Some look at Spygate and applaud Belichick for doing everything necessary to win. Others see a cheat who doesn’t understand that winning through duplicity, lying, and fraud shows an amorality that invalidates the accomplishment a championship represents.
It’s one thing to take a group of men, show them the path to a potential they never knew they possessed, and help them to overcome adversity presented by an opponent. It’s a different thing entirely to employ any means necessary to achieve a result without the humanity that provides the context for true greatness.
Belichick’s championships are hollow because he lacks the basic goodness that makes a championship worthwhile. His acquisition of truly bad men, emotional mistreatment of coaches to the point where they became ill, and win at all costs ambivalence toward rules that others respect make him a villain of 21st Century sports, not a hero.
People live and people die. What we do for them, to them, and beside them, is what should define us as men and women – not whether we can gain fleeting validation through the result of a meaningless game.
So he will talk today, but say nothing. Belichick reveals nothing because there is nothing to gain by doing so. A public looking for understanding will get nothing because it does not benefit Belichick to provide it.
Belichick is driven to win, and for those that view banners as the greatest feat a coach can achieve, that’s enough.
As a society, we should ask a little more than that from those we choose to respect.
Belichick is an emotionless, robotic excuse for a human being.
Hernandez was passed over by teams with a more ethical coach than Belichick. Luckily, Hernandez was as stupid as was talented. He caught himself with a gun on his own security camera.
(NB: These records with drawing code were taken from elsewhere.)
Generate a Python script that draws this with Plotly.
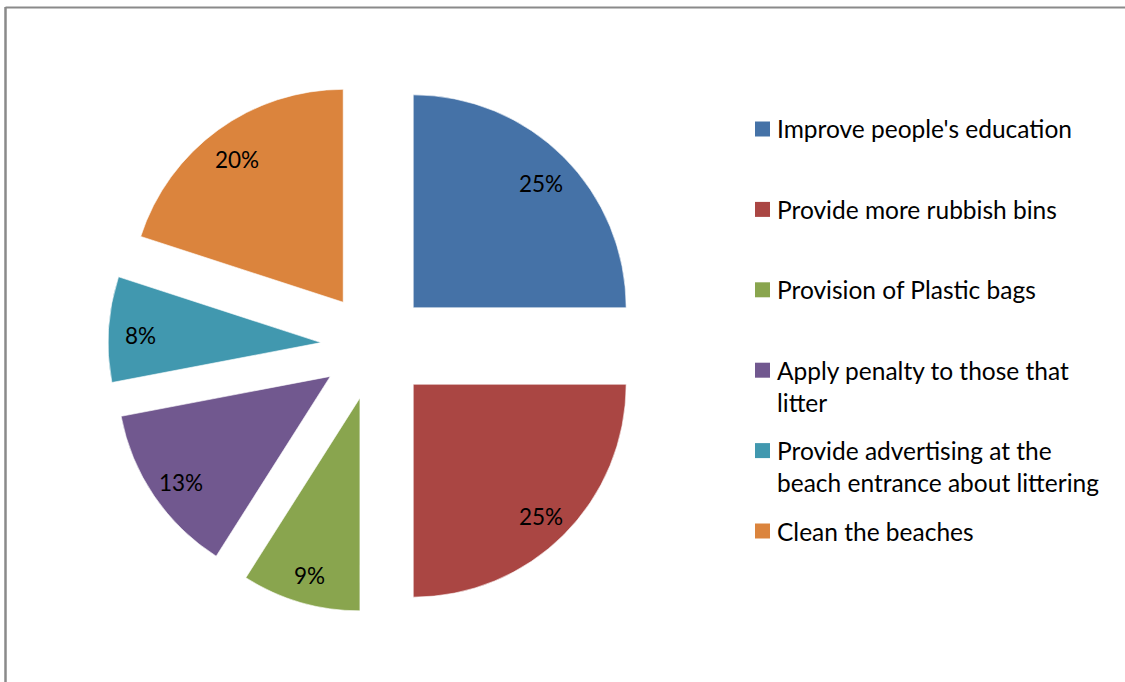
import math
import plotly.graph_objects as go

# ---- data ----
labels = [
    "Improve people's education",
    "Provide more rubbish bins",
    "Provision of Plastic bags",
    "Apply penalty to those that<br>litter",
    "Provide advertising at the<br>beach entrance about littering",
    "Clean the beaches",
]
values = [25, 25, 9, 13, 8, 20]
colors = ["#4572A7", "#AA4643", "#89A54E", "#71588F", "#4198AF", "#DB843D"]

W, H = 1125, 682
FONT = "Lato, 'Open Sans', sans-serif"

# pie geometry (pixels)
dom_x = (108, 642)
dom_y = (79, 613)
PULL = 0.254
LABEL_R = 0.85  # label distance from slice tip, as fraction of radius
LABEL_DY = 4    # small downward nudge of label text (px)

fig = go.Figure()
fig.add_trace(go.Pie(
    labels=labels,
    values=values,
    sort=False,
    direction="clockwise",
    rotation=0,
    pull=[PULL] * len(values),
    marker=dict(colors=colors, line=dict(color="rgba(255,255,255,0.6)", width=1)),
    textinfo="none",
    showlegend=False,
    hoverinfo="label+percent",
    domain=dict(x=[dom_x[0] / W, dom_x[1] / W], y=[1 - dom_y[1] / H, 1 - dom_y[0] / H]),
))

# percentage labels placed along each slice's bisector (computed from values)
cx = (dom_x[0] + dom_x[1]) / 2
cy = (dom_y[0] + dom_y[1]) / 2
r = min(dom_x[1] - dom_x[0], dom_y[1] - dom_y[0]) / 2 / (1 + PULL)
total = sum(values)
annotations = []
cum = 0.0
for v in values:
    mid = (cum + v / 2) / total * 2 * math.pi
    cum += v
    dx, dy = math.sin(mid), -math.cos(mid)
    d = r * (PULL + LABEL_R)
    px, py = cx + d * dx, cy + d * dy + LABEL_DY
    annotations.append(dict(
        xref="paper", yref="paper", x=px / W, y=1 - py / H,
        xanchor="center", yanchor="middle", showarrow=False,
        text=f"{round(v / total * 100)}%",
        font=dict(family=FONT, size=22.5, color="#000000"),
    ))

# ---- manual legend (Excel-style spacing) ----
leg_x_sq = 755
leg_x_txt = 775
leg_y0 = 129
leg_dy = 80.4
sq = 15
line_h = 31
shapes = []
for i, (lab, col) in enumerate(zip(labels, colors)):
    yc = leg_y0 + leg_dy * i
    shapes.append(dict(
        type="rect", xref="paper", yref="paper",
        x0=leg_x_sq / W, x1=(leg_x_sq + sq) / W,
        y0=1 - (yc + sq / 2) / H, y1=1 - (yc - sq / 2) / H,
        fillcolor=col, line=dict(width=0),
    ))
    annotations.append(dict(
        xref="paper", yref="paper",
        x=leg_x_txt / W, y=1 - (yc - line_h / 2 - 1) / H,
        xanchor="left", yanchor="top", align="left",
        text=lab, showarrow=False,
        font=dict(family=FONT, size=24.5, color="#000000"),
    ))

# chart frame (top and left edges visible)
shapes.append(dict(type="line", xref="paper", yref="paper",
                   x0=5.5 / W, x1=1.0, y0=1 - 7.5 / H, y1=1 - 7.5 / H,
                   line=dict(color="#8a8a8a", width=2)))
shapes.append(dict(type="line", xref="paper", yref="paper",
                   x0=5.5 / W, x1=5.5 / W, y0=0, y1=1 - 7 / H,
                   line=dict(color="#8a8a8a", width=2.5)))

fig.update_layout(
    width=W, height=H,
    margin=dict(l=0, r=0, t=0, b=0),
    paper_bgcolor="white",
    plot_bgcolor="white",
    shapes=shapes,
    annotations=annotations,
    font=dict(family=FONT),
)

fig.write_html(
    "out.html",
    config={"displayModeBar": False},
    post_script="document.body.style.margin='0';document.body.style.overflow='hidden';",
)
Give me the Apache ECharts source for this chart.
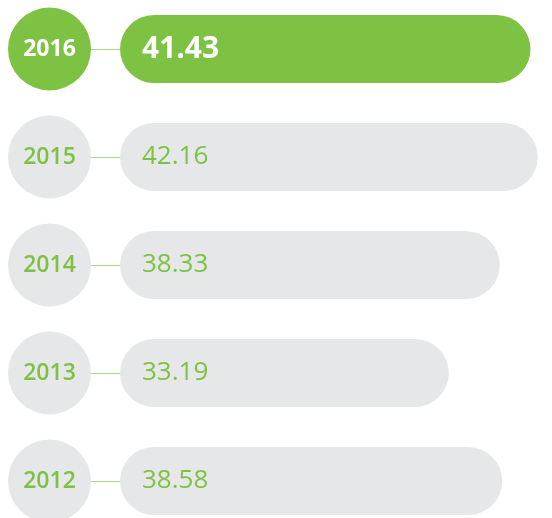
<!DOCTYPE html>
<html>
<head>
<meta charset="utf-8">
<script src="https://cdn.jsdelivr.net/npm/echarts@6/dist/echarts.min.js"></script>
<style>
  html, body { margin: 0; padding: 0; background: #fff; }
  #chart { width: 552px; height: 518px; }
</style>
</head>
<body>
<div id="chart"></div>
<script>
var years = ['2016', '2015', '2014', '2013', '2012'];
var values = [41.43, 42.16, 38.33, 33.19, 38.58];

var green = '#7DC242';
var grey = '#E6E7E9';
var font = '"Open Sans", sans-serif';

var chart = echarts.init(document.getElementById('chart'));

// first year is the highlighted one
var barData = values.map(function(v, i) {
  var current = i === 0;
  return {
    value: v,
    itemStyle: { color: current ? green : grey },
    label: {
      color: current ? '#fff' : green,
      fontSize: current ? 30 : 26,
      fontWeight: current ? 'bold' : 'normal'
    }
  };
});

chart.setOption({
  animation: false,
  grid: {
    left: 120, width: 432, top: -5, height: 540,
    outerBoundsMode: 'none',
    containLabel: false
  },
  xAxis: {
    type: 'value',
    min: 0,
    max: 43.6,
    show: false
  },
  yAxis: {
    type: 'category',
    data: years,
    inverse: true,
    axisLine: { show: false },
    splitLine: { show: false },
    axisTick: {
      show: true,
      alignWithLabel: true,
      length: 29,
      lineStyle: { color: '#ADD68F', width: 1 }
    },
    axisLabel: {
      margin: 29,
      formatter: function(v, i) {
        return (i === 0 ? '{on|' : '{off|') + v + '}';
      },
      rich: {
        on: {
          width: 83, height: 83, lineHeight: 83,
          borderRadius: 41.5,
          backgroundColor: green,
          color: '#fff',
          align: 'center',
          fontFamily: font,
          fontWeight: 'bold',
          fontSize: 23
        },
        off: {
          width: 83, height: 83, lineHeight: 83,
          borderRadius: 41.5,
          backgroundColor: grey,
          color: green,
          align: 'center',
          fontFamily: font,
          fontWeight: 600,
          fontSize: 23
        }
      }
    }
  },
  series: [{
    type: 'bar',
    barWidth: 68,
    data: barData,
    itemStyle: { borderRadius: 34 },
    label: {
      show: true,
      position: 'insideLeft',
      distance: 22,
      fontFamily: font
    }
  }]
});
</script>
</body>
</html>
He better get used to jail.
Having said that, your statement that the Patriots beat the St. Louis Rams because of Spygate is just sour grapes. The Patriots got caught at what everyone does. Is it right? Hell no, but the fact is, that, the Patriots beat the Rams in Superbowl 36, strictly because the Patriots were a better team (and because they had Tom Brady , like him or not).
Mike Martz makes a pretty damn impressive case for the cheating knocking the tumblers into the right position for big stop after big stop.